It sounds nice, but keeping the verified version up to date requires a
steady supply of very highly skilled labor. I personally don't think it
reasonable to even consider making containers itself the verified version
unless the verifiers are able to
1. Stay fairly up to date for a good while (say five or six years, after
the current researchers have gotten their degrees/professorships), AND
2. At the end of that period, explain their plan for continuing the effort.
On Feb 1, 2018 9:50 PM, "Tom Murphy"
(My 2 cents, not as a containers developer)

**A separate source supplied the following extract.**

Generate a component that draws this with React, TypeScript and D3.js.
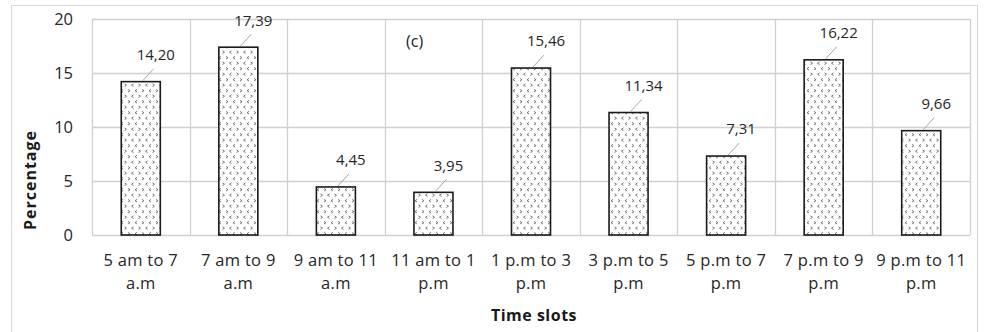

First of all, bravo! This is great news.
On Wed, Jan 31, 2018 at 11:17 PM, Joachim Breitner < mail@joachim-breitner.de> wrote:
- we’d still welcome contributions that break the proofs, but let them sit in pull requests until someone updates the proofs on the PR and then merge
If we imagine, as David does, that updating proofs will take a couple of weeks (or months), I'd imagine an advantage of this option is that: - The percent of containers users who only use features older than weeks or months from bleeding edge: 95+% - The percent of end-users who will realistically switch their code from containers to containers-verified: certainly less than 20%
If we can seamlessly switch the vast majority of users to this new verified code, and be able to say that a ubiquitous component of Haskell development is formally verified, I'd say that's a huge accomplishment.
An alternative proposal would be to have a "containers-unverified" *upstream* instead of a "containers-verified" downstream. This would also neatly sidestep the problem of if "containers-verified" should export unverified code: it's just "containers" as usual, just with some extra verification.